There's already evidence of the firm's new strategy of raising smaller, more niche vehicles. It secured $300 million for a crypto-focused fund in June. And earlier this month, a16z confirmed plans for a fund that will be used to back multicultural founders, with reports indicating that the vehicle will total around $15 million. The firm has also raised two biotech funds.

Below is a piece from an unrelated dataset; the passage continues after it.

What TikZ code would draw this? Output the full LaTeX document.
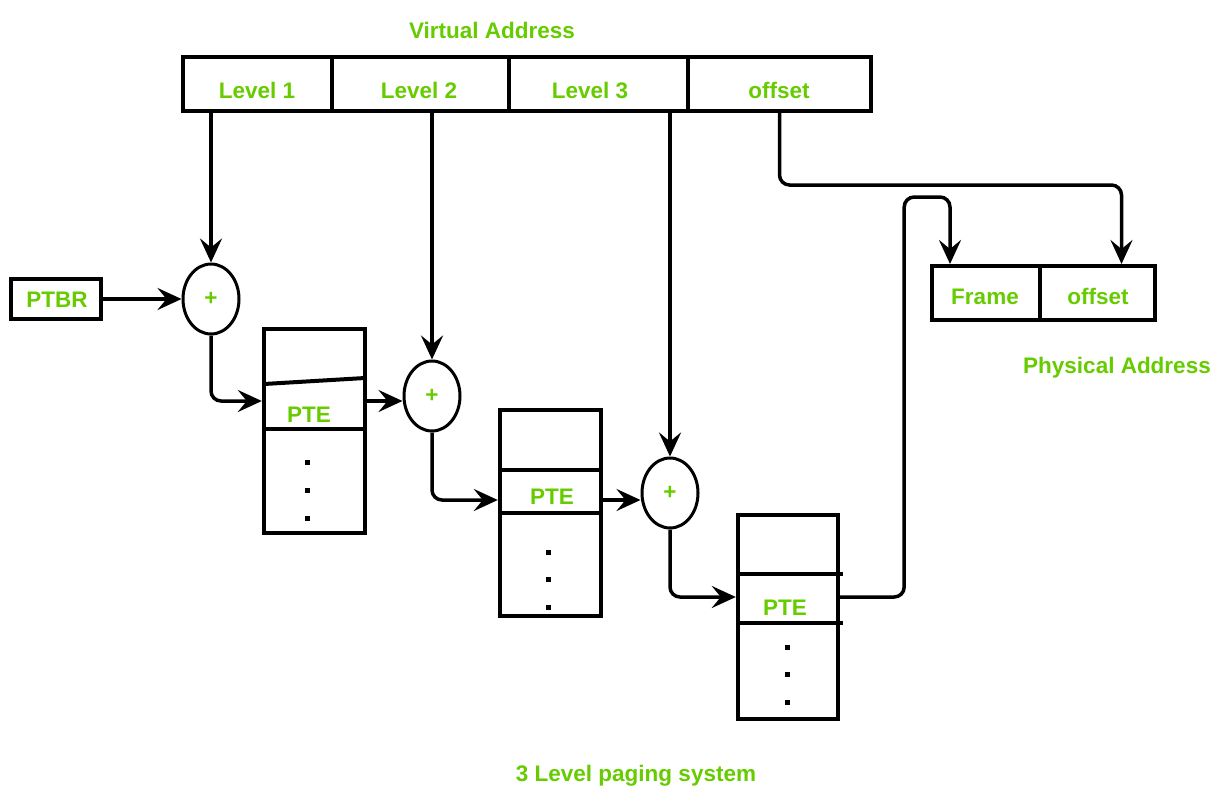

Andreessen Horowitz's new strategy could also indicative of the start of a larger trend, as LPs become more and more interested in backing funds focused on specific industries and stages, according to the Axios report. That would logically lead to venture capital firms raising smaller pools of capital, but potentially more of them. (Some firms, of course, are still raising massive funds—Sequoia, for example, is in the process of raising an $8 billion vehicle, per multiple media outlets.) This year, VCs in the US are on pace to raise more total capital than any year in the past decade. In terms of fund count, US venture investors are set to close about 270 funds, on par with the high fund count of the past four years:
If VCs like a16z do continue to move toward a trend of more specialized vehicles, firms will likely continue to raise a big number of funds, since they'll need to raise capital more often.